With Coghlan’s ability to draw walks, he seems like a natural fit at the top of the order. Add to that his speed potential on the basepaths and the Fish have likely stumbled on a good choice for leadoff. As for the #2 guy, once the club starts playing NL teams again, it won’t have the luxury of playing Gload at first base and having Cantu DH. Knowing that you’re looking for OBP in your top of the lineup guys, as they get the most PA’s and as a result should be the ones who use their opportunities most efficiently, the team should allow Jeremy Hermida to bat in the 2-hole again. He did this for much of the season last year before John Baker got the nod near the end of the season, but previously didn’t deserve to be taking up that high slot due to an eroding OBP. Now his OBP stands at a robust .374, a number that would certainly hold up for a #2 hitter.

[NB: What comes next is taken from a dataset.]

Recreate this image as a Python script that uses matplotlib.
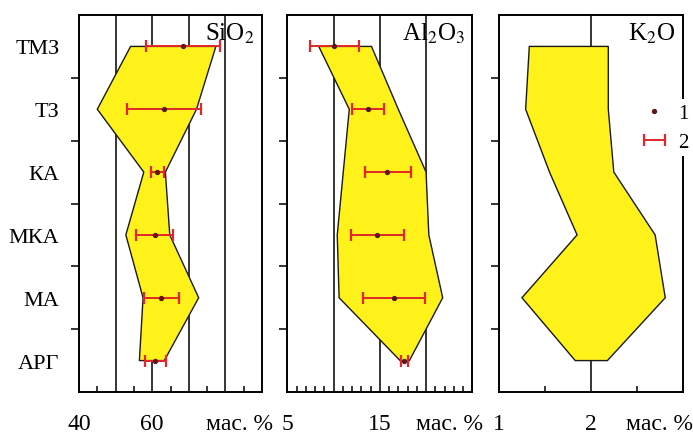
import matplotlib
matplotlib.use("Agg")
import matplotlib.pyplot as plt
import numpy as np

plt.rcParams['font.family'] = ['Liberation Serif', 'DejaVu Serif']
plt.rcParams['mathtext.fontset'] = 'stix'

categories = ['ТМЗ', 'ТЗ', 'КА', 'МКА', 'МА', 'АРГ']

# SiO2
sio2_min = [54.1, 45.0, 57.7, 52.8, 57.5, 56.5]
sio2_max = [77.4, 72.1, 63.6, 64.8, 72.7, 63.3]
sio2_mean = [68.3, 63.2, 61.4, 60.7, 62.5, 60.7]
sio2_lo = [58.2, 53.2, 59.6, 55.7, 57.7, 58.0]
sio2_hi = [78.5, 73.3, 63.2, 65.7, 67.2, 63.7]

# Al2O3
al_min = [8.4, 11.7, 11.05, 10.4, 10.6, 17.2]
al_max = [14.1, 17.0, 20.0, 20.3, 21.8, 18.2]
al_mean = [10.0, 13.7, 15.8, 14.7, 16.5, 17.6]
al_lo = [7.4, 12.0, 13.4, 11.9, 13.2, 17.25]
al_hi = [12.7, 15.4, 18.4, 17.6, 19.9, 18.1]

# K2O
k_min = [1.33, 1.29, 1.55, 1.85, 1.25, 1.83]
k_max = [2.19, 2.19, 2.25, 2.70, 2.81, 2.18]

W, H = 693, 435
fig = plt.figure(figsize=(W / 100, H / 100), dpi=100)

def fx(px):
    return px / W

def fy(py):
    return 1 - py / H

top, bot = 16, 393
panels = [
    dict(l=79, r=262, xlim=(40, 90), major=[40, 50, 60, 70, 80, 90],
         labels={40: '40', 60: '60'}, minor=[45, 55, 65, 75, 85],
         grid=[50, 60, 70, 80], title='SiO$_2$',
         vmin=sio2_min, vmax=sio2_max, mean=sio2_mean, lo=sio2_lo, hi=sio2_hi),
    dict(l=287.3, r=472.3, xlim=(5, 25), major=[5, 10, 15, 20, 25],
         labels={5: '5', 15: '15'}, minor=[v for v in range(6, 25) if v % 5],
         grid=[10, 15, 20], title='Al$_2$O$_3$',
         vmin=al_min, vmax=al_max, mean=al_mean, lo=al_lo, hi=al_hi),
    dict(l=499, r=682.7, xlim=(1, 3), major=[1, 2, 3],
         labels={1: '1', 2: '2'}, minor=[1.5, 2.5],
         grid=[2], title='K$_2$O',
         vmin=k_min, vmax=k_max, mean=None, lo=None, hi=None),
]

ypos = np.arange(len(categories))
eb_handle = None
dot_handle = None
for i, p in enumerate(panels):
    ax = fig.add_axes([fx(p['l']), fy(bot), fx(p['r'] - p['l']), (bot - top) / H])
    ax.set_xlim(*p['xlim'])
    ax.set_ylim(len(categories) - 0.5, -0.5)
    for g in p['grid']:
        ax.axvline(g, color='black', lw=1.1, zorder=1)
    xs = list(p['vmin']) + list(p['vmax'])[::-1]
    ys = list(ypos) + list(ypos)[::-1]
    ax.fill(xs, ys, facecolor='#fff21a', edgecolor='#1a1a1a', lw=1.0, zorder=2)
    if p['mean'] is not None:
        mean = np.array(p['mean'])
        xerr = [mean - np.array(p['lo']), np.array(p['hi']) - mean]
        eb = ax.errorbar(mean, ypos, xerr=xerr, fmt='none', ecolor='#e3262b',
                         elinewidth=1.4, capsize=4, capthick=1.6, zorder=3)
        dl, = ax.plot(mean, ypos, 'o', color='#5e1616', ms=2.8, zorder=4)
        eb_handle, dot_handle = eb, dl
    ax.set_xticks(p['major'])
    ax.set_xticklabels([p['labels'].get(v, '') for v in p['major']], fontsize=17)
    ax.set_xticks(p['minor'], minor=True)
    ax.tick_params(axis='x', which='major', length=0, pad=15)
    ax.tick_params(axis='x', which='minor', direction='in', length=4, width=1.1)
    ax.set_yticks(ypos)
    if i == 0:
        ax.set_yticklabels(categories, fontsize=16)
    else:
        ax.set_yticklabels([])
    ax.set_yticks(ypos[:-1] + 0.5, minor=True)
    ax.tick_params(axis='y', which='major', length=0, pad=14)
    ax.tick_params(axis='y', which='minor', direction='out', length=6, width=1.1)
    for s in ax.spines.values():
        s.set_linewidth(1.4)
    ax.text(0.96, 0.985, p['title'], transform=ax.transAxes, ha='right', va='top',
            fontsize=18)
    ax.annotate('мас. %', xy=(0.875, 0), xycoords='axes fraction',
                xytext=(0, -15), textcoords='offset points', ha='center', va='top',
                fontsize=17)

leg = fig.legend([dot_handle, eb_handle], ['1', '2'], loc='upper left',
                 bbox_to_anchor=(fx(626), fy(90)), frameon=True, facecolor='white',
                 edgecolor='none', framealpha=1, fontsize=15, handlelength=1.3,
                 handletextpad=0.5, borderpad=0.2, labelspacing=0.45)

fig.savefig('out.png', dpi=100)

The other option the team should consider is another man who used to hit #2 for the club, Dan Uggla. Uggla hit in the 2-hole most of 2006, but was moved down in the order as a result of his power. At the time he also hadn’t reached base at the clip he is now, and for the last two years he’s shown dramatic improvement in his walks and OBP. In addition, Uggla has had a difficult time getting pitches to hit; a mere 47.1% of the pitches he’s seen have been in the strikezone. Dave Cameron posted an interesting piece regarding a new strategy for #2 hitters, mostly putting players who are better fastball hitters but don’t see fastballs normally into the 2-hole. If this strategy provided any sort of bonus benefit in addition to having Uggla’s increasing plate selectivity, it might be worth a try.